** Begin EXERCISE MATERIALS **

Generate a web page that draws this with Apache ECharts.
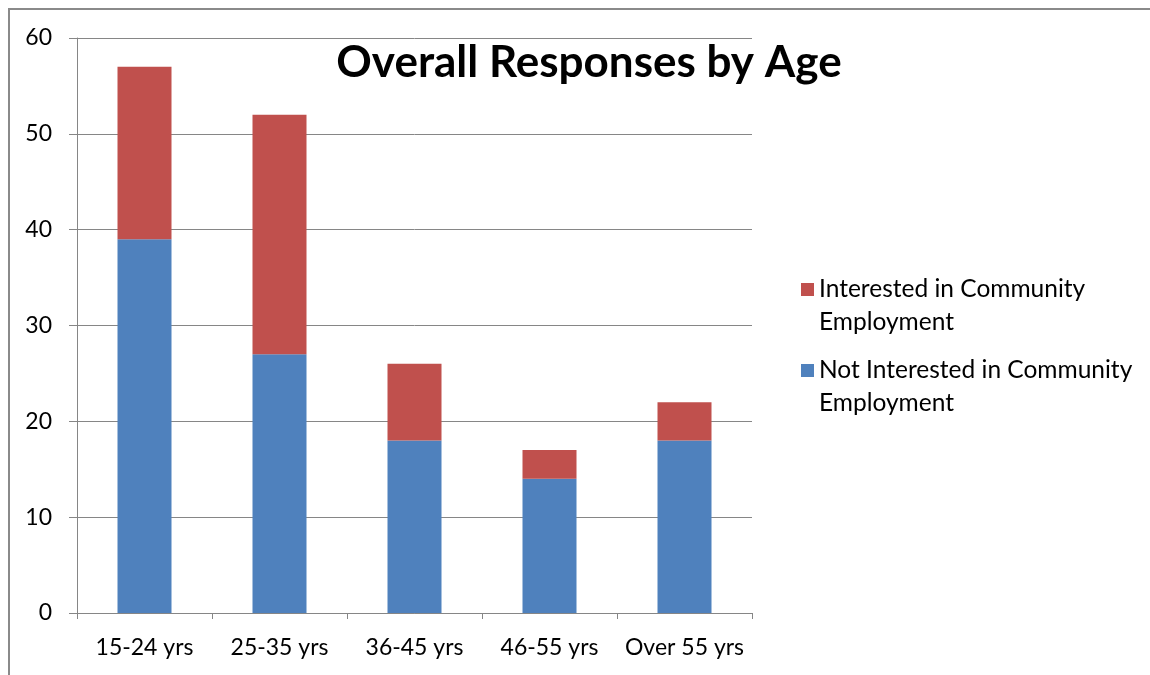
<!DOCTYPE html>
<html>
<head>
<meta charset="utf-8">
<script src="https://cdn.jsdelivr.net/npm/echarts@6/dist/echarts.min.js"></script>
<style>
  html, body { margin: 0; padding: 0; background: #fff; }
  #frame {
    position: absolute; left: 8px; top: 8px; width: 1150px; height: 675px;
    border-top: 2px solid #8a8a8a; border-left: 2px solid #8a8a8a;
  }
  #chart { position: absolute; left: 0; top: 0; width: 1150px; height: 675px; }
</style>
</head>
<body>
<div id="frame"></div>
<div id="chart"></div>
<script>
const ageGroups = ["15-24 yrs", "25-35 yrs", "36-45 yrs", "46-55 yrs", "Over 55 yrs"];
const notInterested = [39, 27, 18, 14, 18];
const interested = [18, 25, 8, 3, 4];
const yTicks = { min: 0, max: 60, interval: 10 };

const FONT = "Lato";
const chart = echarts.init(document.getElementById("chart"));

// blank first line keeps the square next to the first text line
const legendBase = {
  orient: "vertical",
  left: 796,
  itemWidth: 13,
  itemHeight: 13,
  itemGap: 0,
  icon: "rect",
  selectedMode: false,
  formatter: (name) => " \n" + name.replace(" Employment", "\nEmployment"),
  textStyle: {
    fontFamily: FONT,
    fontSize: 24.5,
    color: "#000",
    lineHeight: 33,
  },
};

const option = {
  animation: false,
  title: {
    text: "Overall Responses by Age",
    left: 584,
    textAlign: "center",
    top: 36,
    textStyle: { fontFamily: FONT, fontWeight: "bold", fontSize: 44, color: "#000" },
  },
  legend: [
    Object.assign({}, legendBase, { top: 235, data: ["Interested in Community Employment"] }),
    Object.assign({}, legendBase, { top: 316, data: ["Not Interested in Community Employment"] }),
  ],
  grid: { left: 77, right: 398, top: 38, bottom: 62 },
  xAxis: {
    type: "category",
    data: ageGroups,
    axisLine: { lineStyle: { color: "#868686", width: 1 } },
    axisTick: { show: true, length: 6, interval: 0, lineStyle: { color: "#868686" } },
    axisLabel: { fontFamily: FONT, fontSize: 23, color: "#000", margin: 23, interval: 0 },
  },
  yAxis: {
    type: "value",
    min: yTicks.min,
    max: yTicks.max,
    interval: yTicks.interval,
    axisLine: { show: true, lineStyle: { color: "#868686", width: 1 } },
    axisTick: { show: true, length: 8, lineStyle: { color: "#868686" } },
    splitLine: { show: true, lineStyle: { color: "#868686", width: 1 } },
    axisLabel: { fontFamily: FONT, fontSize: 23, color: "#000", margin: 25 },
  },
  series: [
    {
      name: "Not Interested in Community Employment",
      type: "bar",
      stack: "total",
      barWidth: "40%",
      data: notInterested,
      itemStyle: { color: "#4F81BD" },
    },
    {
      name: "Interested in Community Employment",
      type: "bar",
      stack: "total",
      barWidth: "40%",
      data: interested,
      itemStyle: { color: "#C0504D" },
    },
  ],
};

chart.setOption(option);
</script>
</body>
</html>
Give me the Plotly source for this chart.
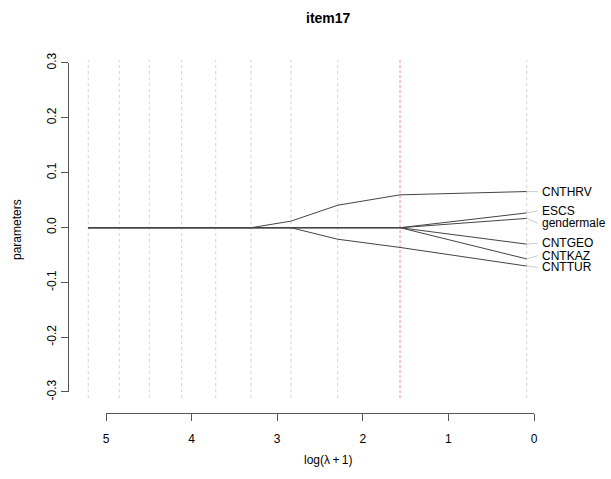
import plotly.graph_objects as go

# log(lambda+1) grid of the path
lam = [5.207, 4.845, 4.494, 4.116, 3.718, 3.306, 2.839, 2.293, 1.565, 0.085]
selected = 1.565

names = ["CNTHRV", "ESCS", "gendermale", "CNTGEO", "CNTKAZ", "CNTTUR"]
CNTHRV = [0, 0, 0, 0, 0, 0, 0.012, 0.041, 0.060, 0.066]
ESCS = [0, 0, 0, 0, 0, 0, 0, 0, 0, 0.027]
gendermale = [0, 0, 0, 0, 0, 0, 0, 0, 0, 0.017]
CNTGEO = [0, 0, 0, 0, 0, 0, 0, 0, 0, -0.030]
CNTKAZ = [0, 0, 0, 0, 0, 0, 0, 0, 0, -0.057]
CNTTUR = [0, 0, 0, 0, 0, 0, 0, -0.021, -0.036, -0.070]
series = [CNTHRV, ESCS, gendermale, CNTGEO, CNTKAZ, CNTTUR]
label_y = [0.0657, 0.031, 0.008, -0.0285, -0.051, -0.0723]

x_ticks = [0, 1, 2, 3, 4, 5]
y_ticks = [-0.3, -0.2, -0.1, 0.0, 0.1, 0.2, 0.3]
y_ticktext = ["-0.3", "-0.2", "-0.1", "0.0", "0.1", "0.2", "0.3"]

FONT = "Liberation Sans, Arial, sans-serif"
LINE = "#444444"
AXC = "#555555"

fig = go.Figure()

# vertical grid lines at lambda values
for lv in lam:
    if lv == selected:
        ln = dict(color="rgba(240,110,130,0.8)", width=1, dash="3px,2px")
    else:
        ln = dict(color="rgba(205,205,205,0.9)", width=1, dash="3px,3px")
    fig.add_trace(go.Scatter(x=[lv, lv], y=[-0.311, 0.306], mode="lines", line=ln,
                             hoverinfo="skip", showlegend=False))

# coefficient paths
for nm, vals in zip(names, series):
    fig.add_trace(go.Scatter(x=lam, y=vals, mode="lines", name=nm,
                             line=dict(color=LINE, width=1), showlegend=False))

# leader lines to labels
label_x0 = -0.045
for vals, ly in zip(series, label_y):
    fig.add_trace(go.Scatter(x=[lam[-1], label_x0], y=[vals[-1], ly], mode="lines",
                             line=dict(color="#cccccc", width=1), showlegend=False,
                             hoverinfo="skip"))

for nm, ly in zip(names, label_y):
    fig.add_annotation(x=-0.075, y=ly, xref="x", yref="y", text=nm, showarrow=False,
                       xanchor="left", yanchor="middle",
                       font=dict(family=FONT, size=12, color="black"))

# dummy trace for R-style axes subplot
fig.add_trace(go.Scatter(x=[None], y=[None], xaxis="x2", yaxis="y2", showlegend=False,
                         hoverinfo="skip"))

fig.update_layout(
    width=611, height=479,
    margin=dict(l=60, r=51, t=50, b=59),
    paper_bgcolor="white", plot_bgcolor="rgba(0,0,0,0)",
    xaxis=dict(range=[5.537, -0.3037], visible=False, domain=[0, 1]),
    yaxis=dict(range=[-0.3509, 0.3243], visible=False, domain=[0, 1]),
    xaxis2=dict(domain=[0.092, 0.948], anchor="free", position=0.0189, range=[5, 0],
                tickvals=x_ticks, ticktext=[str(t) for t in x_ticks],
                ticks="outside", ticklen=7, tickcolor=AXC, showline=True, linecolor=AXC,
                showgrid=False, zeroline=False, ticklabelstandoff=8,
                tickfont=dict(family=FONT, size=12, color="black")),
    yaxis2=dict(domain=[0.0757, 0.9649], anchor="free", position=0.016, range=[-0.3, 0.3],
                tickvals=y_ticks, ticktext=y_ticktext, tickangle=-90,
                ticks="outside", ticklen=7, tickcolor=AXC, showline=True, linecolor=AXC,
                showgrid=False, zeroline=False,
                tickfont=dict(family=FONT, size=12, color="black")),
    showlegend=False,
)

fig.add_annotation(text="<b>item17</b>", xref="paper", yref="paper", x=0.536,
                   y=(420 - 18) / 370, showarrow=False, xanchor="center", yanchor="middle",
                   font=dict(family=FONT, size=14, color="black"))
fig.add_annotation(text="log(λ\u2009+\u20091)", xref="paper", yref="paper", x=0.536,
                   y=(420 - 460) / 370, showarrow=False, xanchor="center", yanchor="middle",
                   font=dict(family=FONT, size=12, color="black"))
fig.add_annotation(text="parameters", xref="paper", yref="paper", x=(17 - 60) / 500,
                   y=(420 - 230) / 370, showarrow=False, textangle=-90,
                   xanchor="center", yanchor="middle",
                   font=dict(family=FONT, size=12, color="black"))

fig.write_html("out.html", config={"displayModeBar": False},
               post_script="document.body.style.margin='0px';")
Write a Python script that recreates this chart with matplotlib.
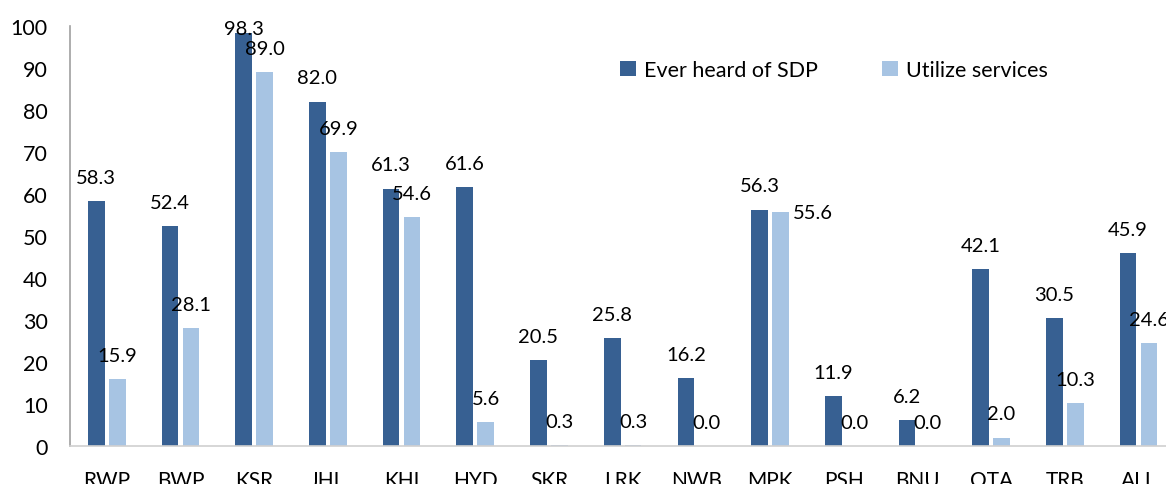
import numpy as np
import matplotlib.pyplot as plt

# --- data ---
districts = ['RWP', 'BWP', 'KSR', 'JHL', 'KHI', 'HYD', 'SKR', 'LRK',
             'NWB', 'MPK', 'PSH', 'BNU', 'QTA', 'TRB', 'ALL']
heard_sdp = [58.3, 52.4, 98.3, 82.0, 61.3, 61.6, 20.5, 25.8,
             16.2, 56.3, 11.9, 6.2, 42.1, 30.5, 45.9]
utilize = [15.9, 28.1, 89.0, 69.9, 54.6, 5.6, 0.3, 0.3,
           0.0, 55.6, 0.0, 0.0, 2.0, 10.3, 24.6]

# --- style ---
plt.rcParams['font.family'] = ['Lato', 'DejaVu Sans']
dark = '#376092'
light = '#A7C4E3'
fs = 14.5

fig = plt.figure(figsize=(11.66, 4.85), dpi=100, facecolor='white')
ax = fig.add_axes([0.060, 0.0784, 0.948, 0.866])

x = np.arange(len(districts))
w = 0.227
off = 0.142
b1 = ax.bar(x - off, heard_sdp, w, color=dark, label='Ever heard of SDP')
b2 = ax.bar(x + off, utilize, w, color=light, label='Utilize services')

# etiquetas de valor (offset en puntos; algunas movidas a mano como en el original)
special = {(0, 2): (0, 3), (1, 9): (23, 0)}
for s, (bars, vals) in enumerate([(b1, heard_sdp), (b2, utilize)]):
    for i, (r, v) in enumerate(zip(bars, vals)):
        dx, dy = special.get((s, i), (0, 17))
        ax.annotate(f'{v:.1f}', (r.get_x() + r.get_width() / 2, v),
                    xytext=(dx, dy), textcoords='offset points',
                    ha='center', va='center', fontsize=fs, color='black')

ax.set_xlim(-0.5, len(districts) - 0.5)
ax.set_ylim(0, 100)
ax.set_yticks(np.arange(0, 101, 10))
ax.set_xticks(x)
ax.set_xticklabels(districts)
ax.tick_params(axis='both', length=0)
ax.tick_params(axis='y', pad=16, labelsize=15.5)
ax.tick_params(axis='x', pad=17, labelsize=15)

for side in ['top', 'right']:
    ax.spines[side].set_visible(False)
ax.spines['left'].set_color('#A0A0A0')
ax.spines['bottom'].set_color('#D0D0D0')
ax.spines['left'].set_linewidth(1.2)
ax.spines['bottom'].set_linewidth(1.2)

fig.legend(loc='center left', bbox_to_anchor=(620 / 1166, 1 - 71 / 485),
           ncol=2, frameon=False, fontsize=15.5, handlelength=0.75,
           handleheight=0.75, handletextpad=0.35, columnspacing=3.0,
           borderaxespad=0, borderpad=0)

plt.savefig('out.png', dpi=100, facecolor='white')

** End EXERCISE MATERIALS **

- _WHAT NEEDS TO BE DONE_
Look for the word "this" and return every line where it occurs.

- _REPLY TO THE TASK_
Generate a web page that draws this with Apache ECharts.
Give me the Plotly source for this chart.
Write a Python script that recreates this chart with matplotlib.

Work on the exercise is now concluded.